Costa Mesa Asks Rescheduling of Concert to Avoid Fair Dates
COSTA MESA — Hoping to avert traffic tie-ups that occurred the last time the Pacific Amphitheatre held a major concert during the Orange County Fair, Costa Mesa city officials have asked that the Pacific reschedule a July 19 concert by pop singer Gloria Estefan.
The request, issued by City Manager Allan L. Roeder in a letter to Orange County Fair General Manager Norbert Bartosik, is aimed at avoiding the gridlock that surrounded a 1986 Beach Boys concert, which nearly filled the 18,765-seat amphitheater on a night when tens of thousands of visitors were pouring into the adjacent fairgrounds.
The fair runs July 17-28 this year.
“Our position is clear,” Bartosik said Friday. “We have asked the amphitheater’s operators not to have the concert at the same time as the fair (and) to see if there is a way to move it that is practically and economically feasible. We’ll be meeting with them next week to discuss it.”
Rick Pickering, assistant to the city manager, said that if the two events take place as scheduled, the need for extra police to direct traffic probably would leave the force without sufficient officers to provide additional security at the fair or the amphitheater.
But he denied that the city is retaliating for the concert booking by making off-duty officers unavailable for private contract, a service they have been providing since the Pacific opened in 1983.

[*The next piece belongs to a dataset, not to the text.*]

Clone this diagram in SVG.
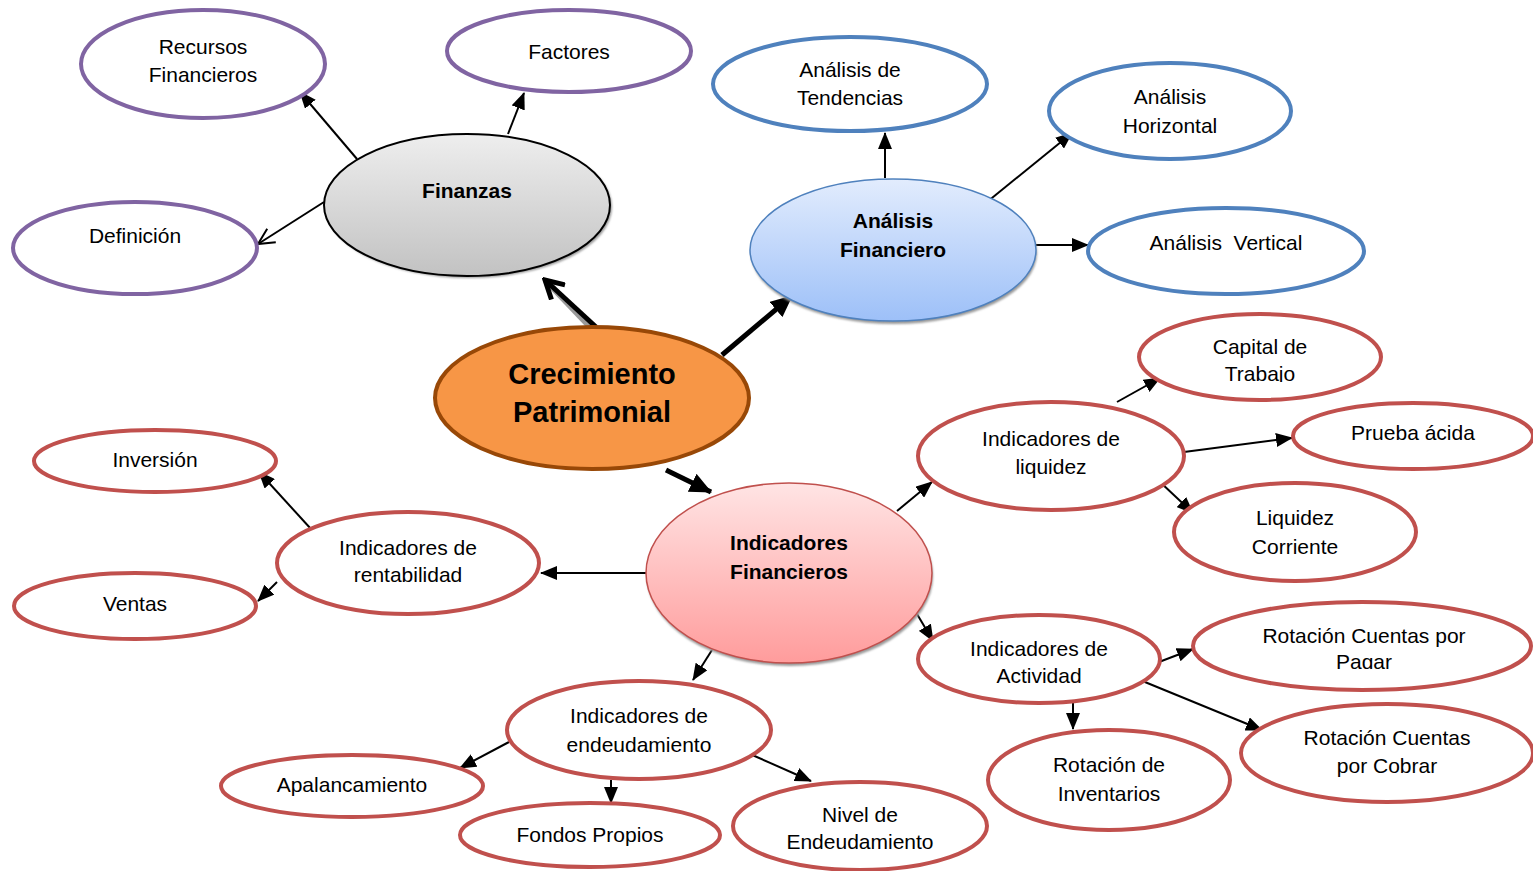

“The major concern we have is that if both events take place simultaneously, the majority of our officers will be tied up handling traffic,” Pickering said.
Roeder’s letter asks fair officials to reach agreement with amphitheater operators on rescheduling the concert by May 1, Pickering said.
“There also is a long-term issue of police-service protection or private-security protection for the fair and/or the amphitheater,” Pickering said. “That issue has been under discussion for several months.”
Bartosik confirmed that “the city has been talking for months now about phasing officers out of doing fair events.” But he said the fair gets most of its law officers from the county Sheriff’s Department. The absence of Costa Mesa police would not create a serious problem, Bartosik said. “There are not very many (Costa Mesa officers) here during the fair. . . . In our biggest peak times, there are maybe a dozen.”
Pacific officials could not be reached for comment Friday, but Jorge Pinos, Estefan’s booking agent at the William Morris Agency, said it would create “a problem for me” to reschedule her date.